In https://arxiv.org/pdf/1807.03024.pdf, a generalization of d-separation in DAGs is introduced, called $\sigma$-separation for cyclic graphs.

1. I am wondering how $v_1 \perp v_6$ using the $\sigma$-separation criterion?
2. Based on that answer, why is $v_1 \not\perp v_6 | v_3, v_5$

Background

The following graph is given as Figure 3:

and they then provide the following table comparing the d-separation statements and the $\sigma$-separation statements:

Background details on a path to be $\sigma$-connected (i.e. similar to d-connected)

Answer 1

$ \newcommand{\pperp}{\perp\kern-5pt\perp} \newcommand{\npperp}{\not\perp\kern-8pt\perp} $ First, please note that there are different definitions of a path out there and in the definition of $Z$-$\sigma$-open paths, they use the following definition for a path (unfortunately, they don't give this definition in the paper, at least I didn't find it):

A path as a sequence of consecutive edges in the graph, without any restrictions on the types or orientations of the edges involved.

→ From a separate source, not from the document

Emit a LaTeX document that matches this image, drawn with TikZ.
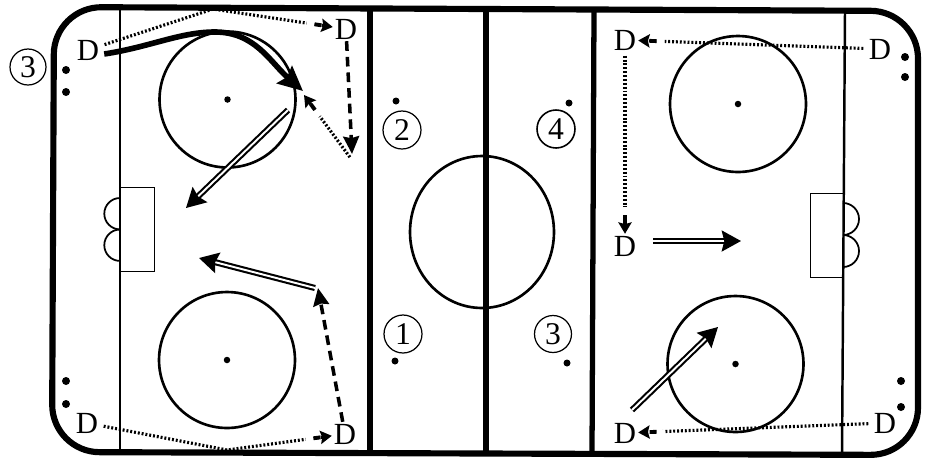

In particular, this means that a path can also go through the same node or edge multiple times.

Your first question:
You cannot find a path from $v_1$ to $v_6$ that does not contain a collider: A path starting with $v_1\to v_2\to v_5$ contains $v_2$ as a collider, so we have to go via $v_1\to v_2\to v_3\to v_4$. But however we continue this path to $v_6$, there will always be a collider in this path. Thus, all paths from $v_1$ to $v_6$ contain colliders, thus $v_1 \pperp v_6$.

Your second question:
Using the notation $Z=\{v_3, v_5\}$, we need to find a path from $v_1$ to $v_6$ that is $Z$-$\sigma$-open. Once we have that, we have shown that $v_1\npperp v_6 | Z$.

Now, the path $p = v_1\to v_2\to v_3\to v_4\to v_5\leftarrow v_4\leftrightarrow v_6$ is a $Z$-$\sigma$-open path, because:

• $p$ is $Z$-$\sigma$-open at $v_1$ because $v_1\not\in Z$ (point 1. in the definition),
• $p$ is $Z$-$\sigma$-open at $v_2$ because of (c) in the definition,
• $p$ is $Z$-$\sigma$-open at $v_3$ because of (c) in the definition (this is different from d-separation!),
• $p$ is $Z$-$\sigma$-open at $v_4$ because of (c) in the definition,
• $p$ is $Z$-$\sigma$-open at $v_5$ because of (a) in the definition,
• $p$ is $Z$-$\sigma$-open at $v_4$ because of (b) in the definition, and
• $p$ is $Z$-$\sigma$-open at $v_6$ because $v_6\not\in Z$ (point 1. in the definition).

In a nutshell:
We have a $\sigma$-open path through the conditioned node $v_3$ because at $v_3$ the path "stays inside a loop" and the path is open at the conditioned node $v_5$ simply because it is a collider.